[Supplied information]:
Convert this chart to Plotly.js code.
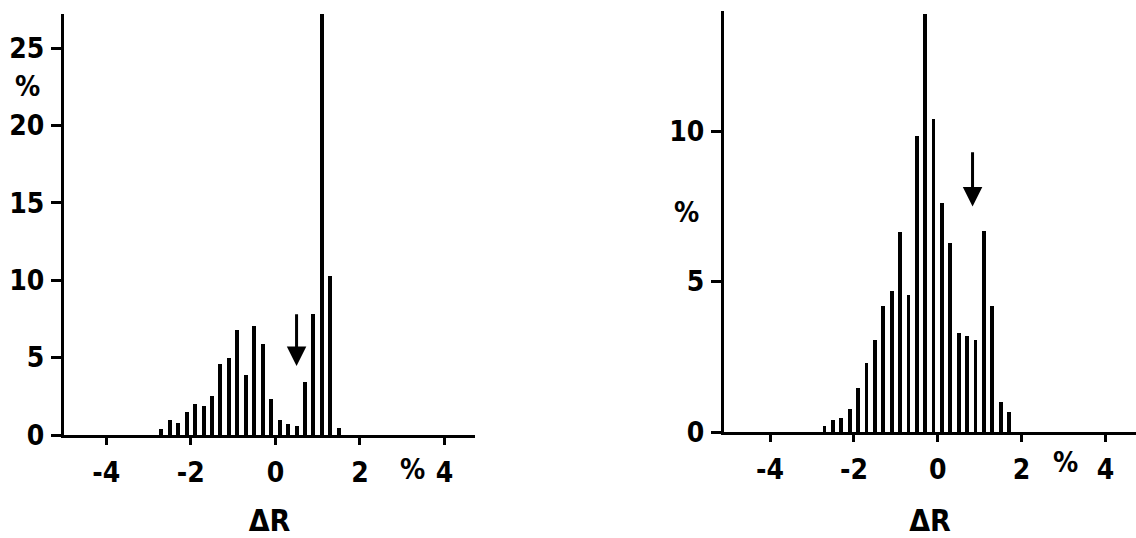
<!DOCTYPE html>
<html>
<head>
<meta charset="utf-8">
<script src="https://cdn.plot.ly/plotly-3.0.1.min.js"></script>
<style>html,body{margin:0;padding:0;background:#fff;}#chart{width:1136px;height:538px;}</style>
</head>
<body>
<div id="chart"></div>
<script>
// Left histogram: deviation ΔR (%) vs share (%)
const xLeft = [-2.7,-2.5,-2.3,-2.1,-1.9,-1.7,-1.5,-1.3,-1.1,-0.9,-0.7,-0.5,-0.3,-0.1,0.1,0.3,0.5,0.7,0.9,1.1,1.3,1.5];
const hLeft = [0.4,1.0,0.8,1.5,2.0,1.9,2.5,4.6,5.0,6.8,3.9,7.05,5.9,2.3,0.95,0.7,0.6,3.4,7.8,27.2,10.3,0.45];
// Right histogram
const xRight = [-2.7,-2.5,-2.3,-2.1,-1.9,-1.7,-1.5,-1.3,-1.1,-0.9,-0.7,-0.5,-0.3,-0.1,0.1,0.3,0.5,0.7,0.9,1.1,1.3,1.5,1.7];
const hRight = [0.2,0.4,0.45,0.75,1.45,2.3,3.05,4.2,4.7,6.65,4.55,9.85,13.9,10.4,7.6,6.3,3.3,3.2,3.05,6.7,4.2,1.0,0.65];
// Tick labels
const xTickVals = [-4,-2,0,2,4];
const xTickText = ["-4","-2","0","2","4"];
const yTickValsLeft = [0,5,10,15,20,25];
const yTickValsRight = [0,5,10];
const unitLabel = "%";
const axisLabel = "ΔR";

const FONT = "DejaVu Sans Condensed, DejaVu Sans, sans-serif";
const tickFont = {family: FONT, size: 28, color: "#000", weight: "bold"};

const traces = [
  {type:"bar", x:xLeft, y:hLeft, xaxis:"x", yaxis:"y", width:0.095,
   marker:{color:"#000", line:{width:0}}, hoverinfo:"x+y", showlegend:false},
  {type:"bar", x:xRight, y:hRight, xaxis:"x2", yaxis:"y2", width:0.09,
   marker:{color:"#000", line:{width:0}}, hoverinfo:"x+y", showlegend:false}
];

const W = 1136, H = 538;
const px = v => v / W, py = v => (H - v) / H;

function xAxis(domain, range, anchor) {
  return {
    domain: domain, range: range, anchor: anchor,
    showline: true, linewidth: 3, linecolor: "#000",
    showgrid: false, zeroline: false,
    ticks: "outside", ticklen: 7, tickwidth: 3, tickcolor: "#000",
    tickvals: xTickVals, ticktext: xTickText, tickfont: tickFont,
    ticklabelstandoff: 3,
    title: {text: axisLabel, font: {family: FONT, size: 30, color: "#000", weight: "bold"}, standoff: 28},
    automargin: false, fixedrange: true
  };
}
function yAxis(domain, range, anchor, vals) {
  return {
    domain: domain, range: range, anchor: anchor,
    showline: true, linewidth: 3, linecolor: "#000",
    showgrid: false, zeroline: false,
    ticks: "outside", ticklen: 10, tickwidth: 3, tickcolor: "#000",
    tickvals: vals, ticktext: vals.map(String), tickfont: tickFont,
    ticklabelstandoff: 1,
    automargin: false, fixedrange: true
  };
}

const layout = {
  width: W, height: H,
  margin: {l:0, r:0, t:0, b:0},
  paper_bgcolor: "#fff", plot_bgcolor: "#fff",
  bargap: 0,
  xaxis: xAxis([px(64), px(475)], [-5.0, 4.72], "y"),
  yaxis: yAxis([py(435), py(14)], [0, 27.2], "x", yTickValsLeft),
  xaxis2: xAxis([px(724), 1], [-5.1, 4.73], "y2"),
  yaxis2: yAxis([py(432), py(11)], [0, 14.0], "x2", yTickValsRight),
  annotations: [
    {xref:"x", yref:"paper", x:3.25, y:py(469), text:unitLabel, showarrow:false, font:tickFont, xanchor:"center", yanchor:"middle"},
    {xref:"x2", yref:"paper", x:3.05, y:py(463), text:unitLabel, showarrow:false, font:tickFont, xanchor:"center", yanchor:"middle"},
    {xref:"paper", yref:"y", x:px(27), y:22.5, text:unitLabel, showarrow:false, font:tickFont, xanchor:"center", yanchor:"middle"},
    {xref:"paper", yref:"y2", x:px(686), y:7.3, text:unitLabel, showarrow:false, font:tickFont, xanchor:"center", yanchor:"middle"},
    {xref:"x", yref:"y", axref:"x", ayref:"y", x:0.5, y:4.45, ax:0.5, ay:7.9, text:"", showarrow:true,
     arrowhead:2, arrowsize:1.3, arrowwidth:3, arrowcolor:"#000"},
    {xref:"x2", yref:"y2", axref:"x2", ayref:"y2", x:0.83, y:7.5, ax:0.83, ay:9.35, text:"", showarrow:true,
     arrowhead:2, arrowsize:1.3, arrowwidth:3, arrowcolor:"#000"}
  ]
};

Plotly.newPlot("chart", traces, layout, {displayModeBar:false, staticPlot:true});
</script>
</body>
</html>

[Job]:
Every line of text is to be repeated exactly; pictures are left out.

[Answer in full]:
Convert this chart to Plotly.js code.
<!DOCTYPE html>
<html>
<head>
<meta charset="utf-8">
<script src="https://cdn.plot.ly/plotly-3.0.1.min.js"></script>
<style>html,body{margin:0;padding:0;background:#fff;}#chart{width:1136px;height:538px;}</style>
</head>
<body>
<div id="chart"></div>
<script>
// Left histogram: deviation ΔR (%) vs share (%)
const xLeft = [-2.7,-2.5,-2.3,-2.1,-1.9,-1.7,-1.5,-1.3,-1.1,-0.9,-0.7,-0.5,-0.3,-0.1,0.1,0.3,0.5,0.7,0.9,1.1,1.3,1.5];
const hLeft = [0.4,1.0,0.8,1.5,2.0,1.9,2.5,4.6,5.0,6.8,3.9,7.05,5.9,2.3,0.95,0.7,0.6,3.4,7.8,27.2,10.3,0.45];
// Right histogram
const xRight = [-2.7,-2.5,-2.3,-2.1,-1.9,-1.7,-1.5,-1.3,-1.1,-0.9,-0.7,-0.5,-0.3,-0.1,0.1,0.3,0.5,0.7,0.9,1.1,1.3,1.5,1.7];
const hRight = [0.2,0.4,0.45,0.75,1.45,2.3,3.05,4.2,4.7,6.65,4.55,9.85,13.9,10.4,7.6,6.3,3.3,3.2,3.05,6.7,4.2,1.0,0.65];
// Tick labels
const xTickVals = [-4,-2,0,2,4];
const xTickText = ["-4","-2","0","2","4"];
const yTickValsLeft = [0,5,10,15,20,25];
const yTickValsRight = [0,5,10];
const unitLabel = "%";
const axisLabel = "ΔR";

const FONT = "DejaVu Sans Condensed, DejaVu Sans, sans-serif";
const tickFont = {family: FONT, size: 28, color: "#000", weight: "bold"};

const traces = [
  {type:"bar", x:xLeft, y:hLeft, xaxis:"x", yaxis:"y", width:0.095,
   marker:{color:"#000", line:{width:0}}, hoverinfo:"x+y", showlegend:false},
  {type:"bar", x:xRight, y:hRight, xaxis:"x2", yaxis:"y2", width:0.09,
   marker:{color:"#000", line:{width:0}}, hoverinfo:"x+y", showlegend:false}
];

const W = 1136, H = 538;
const px = v => v / W, py = v => (H - v) / H;

function xAxis(domain, range, anchor) {
  return {
    domain: domain, range: range, anchor: anchor,
    showline: true, linewidth: 3, linecolor: "#000",
    showgrid: false, zeroline: false,
    ticks: "outside", ticklen: 7, tickwidth: 3, tickcolor: "#000",
    tickvals: xTickVals, ticktext: xTickText, tickfont: tickFont,
    ticklabelstandoff: 3,
    title: {text: axisLabel, font: {family: FONT, size: 30, color: "#000", weight: "bold"}, standoff: 28},
    automargin: false, fixedrange: true
  };
}
function yAxis(domain, range, anchor, vals) {
  return {
    domain: domain, range: range, anchor: anchor,
    showline: true, linewidth: 3, linecolor: "#000",
    showgrid: false, zeroline: false,
    ticks: "outside", ticklen: 10, tickwidth: 3, tickcolor: "#000",
    tickvals: vals, ticktext: vals.map(String), tickfont: tickFont,
    ticklabelstandoff: 1,
    automargin: false, fixedrange: true
  };
}

const layout = {
  width: W, height: H,
  margin: {l:0, r:0, t:0, b:0},
  paper_bgcolor: "#fff", plot_bgcolor: "#fff",
  bargap: 0,
  xaxis: xAxis([px(64), px(475)], [-5.0, 4.72], "y"),
  yaxis: yAxis([py(435), py(14)], [0, 27.2], "x", yTickValsLeft),
  xaxis2: xAxis([px(724), 1], [-5.1, 4.73], "y2"),
  yaxis2: yAxis([py(432), py(11)], [0, 14.0], "x2", yTickValsRight),
  annotations: [
    {xref:"x", yref:"paper", x:3.25, y:py(469), text:unitLabel, showarrow:false, font:tickFont, xanchor:"center", yanchor:"middle"},
    {xref:"x2", yref:"paper", x:3.05, y:py(463), text:unitLabel, showarrow:false, font:tickFont, xanchor:"center", yanchor:"middle"},
    {xref:"paper", yref:"y", x:px(27), y:22.5, text:unitLabel, showarrow:false, font:tickFont, xanchor:"center", yanchor:"middle"},
    {xref:"paper", yref:"y2", x:px(686), y:7.3, text:unitLabel, showarrow:false, font:tickFont, xanchor:"center", yanchor:"middle"},
    {xref:"x", yref:"y", axref:"x", ayref:"y", x:0.5, y:4.45, ax:0.5, ay:7.9, text:"", showarrow:true,
     arrowhead:2, arrowsize:1.3, arrowwidth:3, arrowcolor:"#000"},
    {xref:"x2", yref:"y2", axref:"x2", ayref:"y2", x:0.83, y:7.5, ax:0.83, ay:9.35, text:"", showarrow:true,
     arrowhead:2, arrowsize:1.3, arrowwidth:3, arrowcolor:"#000"}
  ]
};

Plotly.newPlot("chart", traces, layout, {displayModeBar:false, staticPlot:true});
</script>
</body>
</html>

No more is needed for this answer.